What are your plans for another record now?

MM: We're recording right now. We're halfway through recording the drums and base tracks. We were going to work in a studio, but we set up down here and it sounds fantastic. Aaron knows his stuff. And we're comfortable. That's the problem with a studio, I've never felt comfortable. It's fun, and you feel cool coming in, but you never get comfortable.

NS: I think there is a kind of raw or naive element we're trying to tap into.

MM: The thing is we end up sounding lo-fi, technically, but it's not what we're trying to do. That's become this way to be cool, so bands generate this lo-fi sound on the pretense that it sounds cool. Does that make sense?

NS: They're doing it too deliberately.

MM: Yeah, it's not natural. They're doing it on purpose. They distort the vocals so it sounds like they don't give a shit, but really they're spending a lot of time to get that 'don't give a shit sound.' It's like people with a lot of hair product. They want to look like they have bedhead, like they're partiers, but they spend an hour to do their hair.

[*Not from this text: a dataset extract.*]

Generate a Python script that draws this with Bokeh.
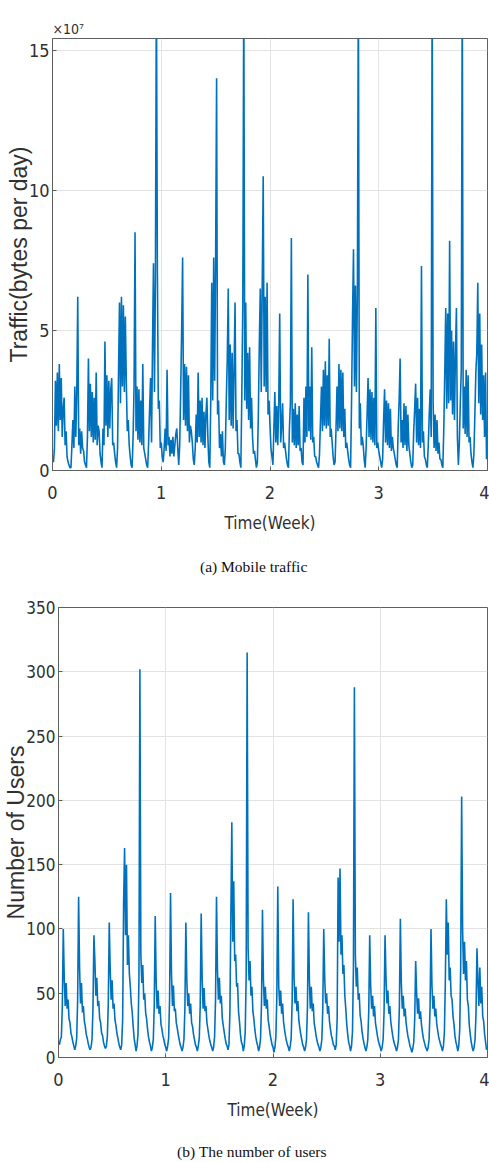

How did you connect with Pinata Records?

MM: We didn't know [Pinata Records founder] Damien Tank that well. We shared a practice space, our two bands, years ago.

NM: Wait, who's this playing?

MM: That's Link Wray, man. This is the song I was telling you about. Link Wray is how I learned to play guitar. I just listened to it over and over again. It's just a lot of E (strums). That's the extent of it -- Jimi Hendrix is wailin' and this guy's just playing E for a whole song.

AR: There's a scene in that documentary It Might Get Loud, where Jimmy Page is air guitaring along with "Rumble." Like that was his thing.

NM: That's the one with Jack White and the Edge?

MM: The Edge? Are you serious?

NM: Yeah, that's his name. The Edge.

MM: The Edge. He should get together with The Situation.

NS: So does that answer your question?


Narco States will be performing Friday May 31 at Hell's Kitchen, along with The Goondas, Hevy Syrup and San Dimas. $5, 21+.